Paru dans Le Soleil, le 1er décembre 2008, p. 22.
Est-ce que les pertes à la Caisse de dépôt et placement du Québec, engendrées par la crise financière, mettent en péril les rentes des retraités, actuels et futurs? M. Dumont évoque cette possibilité. M. Charest l'accuse illico de mener une "campagne de peur odieuse". Voilà pourtant une question importante, qu'il est parfaitement légitime d'aborder dans la présente campagne électorale.
La Caisse, comme la plupart des fonds, encourra des pertes exceptionnellement élevées en 2008. Si elles sont comparables à celles qu'enregistrent la plupart des autres fonds, elles risquent fort de chambarder les équilibres actuariels de ses principaux déposants : la Commission administrative des régimes de retraite et d'assurance, qui gère les rentes des employés du secteur public québécois, et le Régime des rentes du Québec.
Ces équilibres actuariels sont précaires dans un contexte où les premières cohortes de baby-boomers commencent à prendre leur retraite. Les régimes de retraite devront débourser d'importantes sommes au cours des prochaines années et n'ont pas 10 ans devant eux pour se refaire une réserve.
Dans sa plus récente analyse actuarielle, le 31 décembre 2006, la Régie des rentes évoquait déjà la nécessité de hausser le taux de cotisation du RRQ pour assurer la stabilité à long terme du régime. Si le RRQ a perdu entre 10 et 20 % de sa réserve en 2008, il faudra sans doute refaire les calculs. Et ce ne sera pas du gâteau!
Le gouvernement n'est certes pas à blâmer pour les pertes de la Caisse, mais il devra néanmoins prendre acte des dégâts et choisir une stratégie pour assurer la stabilité du RRQ et des autres déposants.
Il n'y a pas de solution miracle : on peut augmenter les cotisations, diminuer les prestations ou en ralentir la croissance, ou encore désassurer certains risques. Dans le cas du RRQ, on peut aussi retarder l'âge normal de la retraite, par exemple de 65 à 67 ans. Le gouvernement pourrait aussi théoriquement les renflouer en s'endettant de quelques milliards, donc en transférant le fardeau aux générations futures de contribuables.
De toute évidence, les conséquences des pertes de la Caisse constituent un enjeu proprement économique et politique : qui des cotisants, des prestataires, des contribuables contemporains ou des contribuables futurs va payer les pots cassés?

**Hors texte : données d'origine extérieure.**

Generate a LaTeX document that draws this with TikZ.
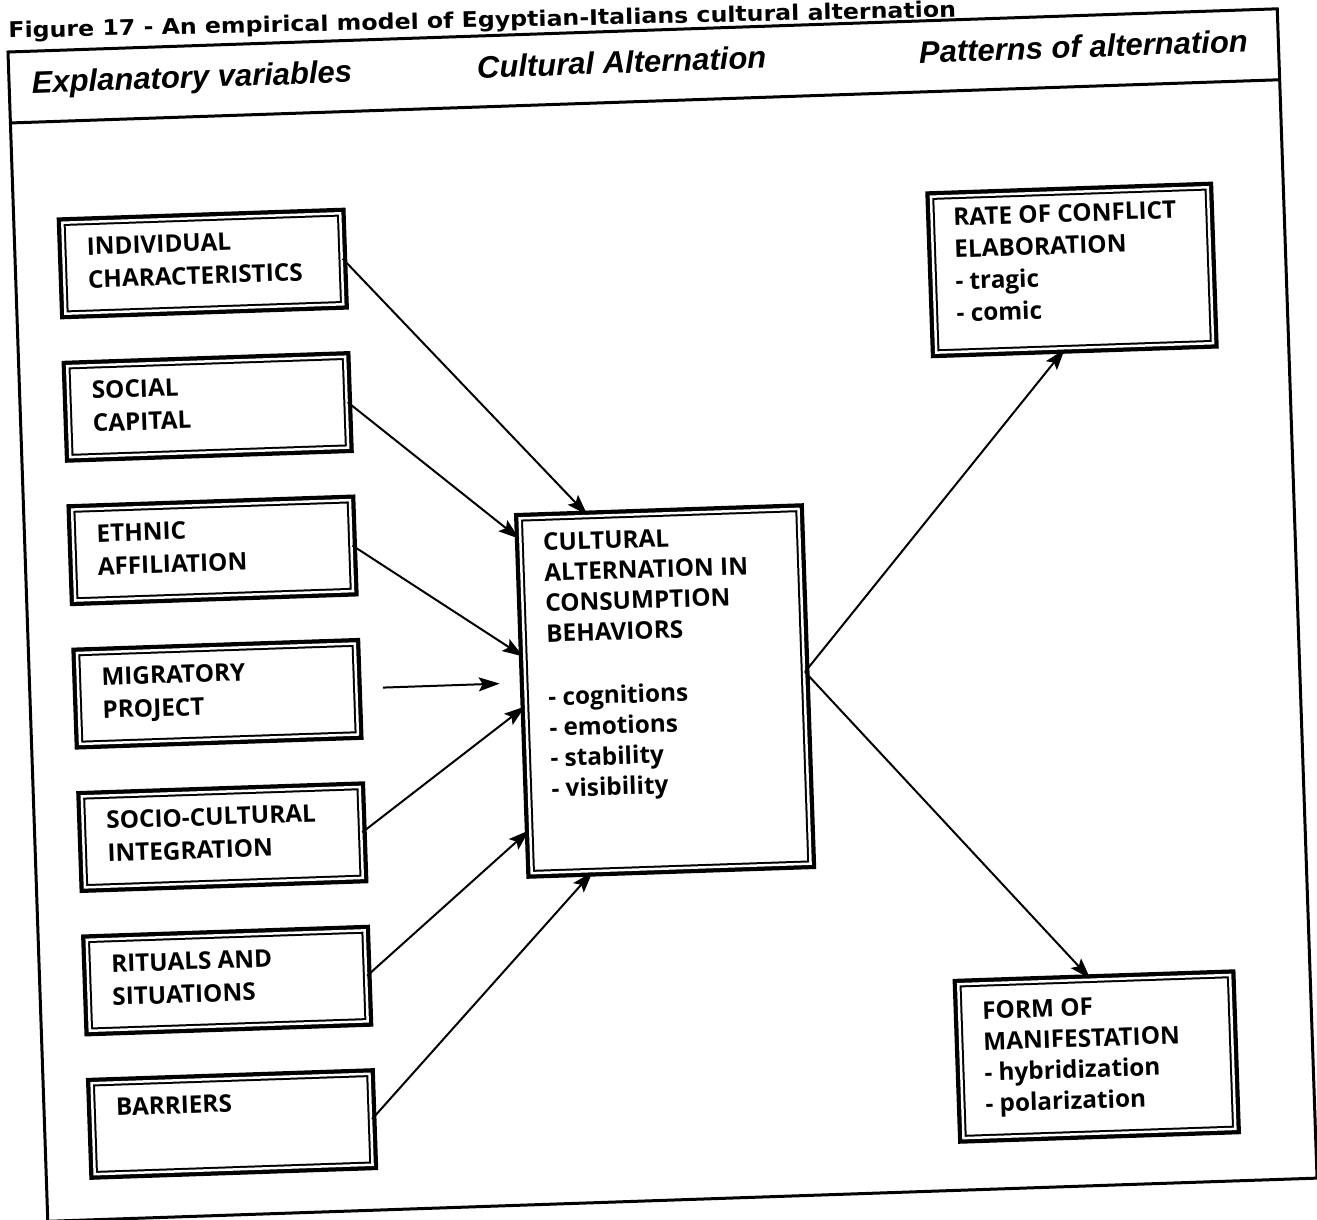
\documentclass[tikz,border=0pt]{standalone}
\usepackage{fontspec}
\setmainfont{Open Sans}
\newfontfamily\headfont{Liberation Sans}
\newfontfamily\titlefont{DejaVu Sans}
\usetikzlibrary{arrows.meta,calc}

\tikzset{
  % double-ruled box: heavy outer rule, thin inner rule
  varbox/.style 2 args={draw=black, fill=white, line width=2pt,
    double=white, double distance=2.5pt,
    preaction={draw=black, line width=11pt},
    inner sep=0pt, minimum width=#1, minimum height=#2},
  boxtext/.style={font=\bfseries\fontsize{24.3}{33}\selectfont, align=left,
    inner sep=0pt, anchor=north west},
  colhead/.style={font=\headfont\bfseries\itshape\fontsize{31}{36}\selectfont,
    inner sep=0pt, anchor=base},
  arr/.style={line width=2pt, -{Stealth[length=21pt,width=14pt,inset=4pt]}},
  frame/.style={line width=3pt}
}

\begin{document}
\begin{tikzpicture}[x=1pt, y=-1pt]
\useasboundingbox (0,0) rectangle (1317,1219);
\fill[white] (0,0) rectangle (1317,1219);

\begin{scope}[shift={(8,52)}, rotate=1.95, transform shape]
  % title above the frame
  \node[font=\titlefont\bfseries\fontsize{21.5}{26}\selectfont, inner sep=0pt,
        anchor=base west, rotate=-0.68] (title) at (1,-14)
    {\scalebox{1.1}[1]{Figure 17 - An empirical model of Egyptian-Italians cultural alternation}};

  % outer frame and column header band
  \draw[frame] (0,0) rectangle (1270,1170);
  \coordinate (hl) at (0,71);
  \coordinate (hr) at (1270,71);
  \draw[frame] (hl) -- (hr);

  \node[colhead] (h1) at (183,42) {Explanatory variables};
  \node[colhead] (h2) at (613,42) {Cultural Alternation};
  \node[colhead] (h3) at (1075,42) {Patterns of alternation};

  % explanatory variables
  \node[varbox={278pt}{91pt}] (b1) at (187.5,218) {};
  \node[varbox={278pt}{91pt}] (b2) at (187.5,361.5) {};
  \node[varbox={278pt}{91pt}] (b3) at (187.5,505) {};
  \node[varbox={278pt}{91pt}] (b4) at (187.5,648.5) {};
  \node[varbox={278pt}{91pt}] (b5) at (187.5,792) {};
  \node[varbox={278pt}{91pt}] (b6) at (187.5,935.5) {};
  \node[varbox={278pt}{91pt}] (b7) at (187.5,1079) {};

  \node[boxtext] (t1) at (72,188) {INDIVIDUAL\\CHARACTERISTICS};
  \node[boxtext] (t2) at (72,331.5) {SOCIAL\\CAPITAL};
  \node[boxtext] (t3) at (72,475) {ETHNIC\\AFFILIATION};
  \node[boxtext] (t4) at (72,618.5) {MIGRATORY\\PROJECT};
  \node[boxtext] (t5) at (72,762) {SOCIO-CULTURAL\\INTEGRATION};
  \node[boxtext] (t6) at (72,905.5) {RITUALS AND\\SITUATIONS};
  \node[boxtext] (t7) at (72,1049) {BARRIERS};

  % cultural alternation
  \node[varbox={279pt}{355pt}] (cab) at (635,661) {};
  \node[boxtext, font=\bfseries\fontsize{24.3}{30.5}\selectfont] (tc) at (518,499)
    {CULTURAL\\ALTERNATION IN\\CONSUMPTION\\BEHAVIORS\\[33pt]
     - cognitions\\- emotions\\- stability\\- visibility};

  % patterns of alternation
  \node[varbox={277pt}{156pt}] (rate) at (1056,254) {};
  \node[boxtext, font=\bfseries\fontsize{24.3}{32}\selectfont] (tr) at (939,188)
    {RATE OF CONFLICT\\ELABORATION\\- tragic\\- comic};
  \node[varbox={272pt}{154pt}] (form) at (1054,1041) {};
  \node[boxtext, font=\bfseries\fontsize{24.3}{31}\selectfont] (tf) at (941,982)
    {FORM OF\\MANIFESTATION\\- hybridization\\- polarization};

  % connectors
  \draw[arr] (b1.east) -- ($(cab.north west)!0.245!(cab.north east)$);
  \draw[arr] (b2.east) -- ($(cab.north west)!0.06!(cab.south west)$);
  \draw[arr] (b3.east) -- ($(cab.north west)!0.39!(cab.south west)$);
  \coordinate (mpa) at (353,648);
  \coordinate (mpb) at (470,648);
  \draw[arr] (mpa) -- (mpb);
  \draw[arr] (b5.east) -- ($(cab.north west)!0.53!(cab.south west)$);
  \draw[arr] (b6.east) -- ($(cab.north west)!0.877!(cab.south west)$);
  \draw[arr] (b7.east) -- ($(cab.south west)!0.22!(cab.south east)$);
  \coordinate (cabout) at ($(cab.north east)!0.46!(cab.south east)$);
  \draw[arr] (cabout) -- ($(rate.south west)!0.464!(rate.south east)$);
  \draw[arr] (cabout) -- ($(form.north west)!0.486!(form.north east)$);
\end{scope}
\end{tikzpicture}
\end{document}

En tant que membre de la génération X, je vois les baby-boomers arriver à l'âge de la retraite sans avoir traversé, collectivement, quelque grande épreuve que ce soit. Nés après la guerre, ils ont vécu les Trente glorieuses. Casés pour la plupart avant la récession des années 80, ils ont peu connu le marché du travail éclaté des années 80 et 90.
Pour ceux qui, comme moi, partagent cette analyse, il n'est pas question de promettre aux boomers un passe-droit par rapport aux conséquences de cette crise financière. Les boomers doivent s'attendre à un impact négatif sur leur train de vie, d'une façon ou d'une autre. Voilà pourquoi M. Dumont a raison d'évoquer la diminution des prestations comme l'une des possibilités pour compenser les pertes de la Caisse. Voilà aussi pourquoi le gouvernement devrait rendre publics les chiffres de la Caisse, exceptionnellement, même s'ils sont provisoires.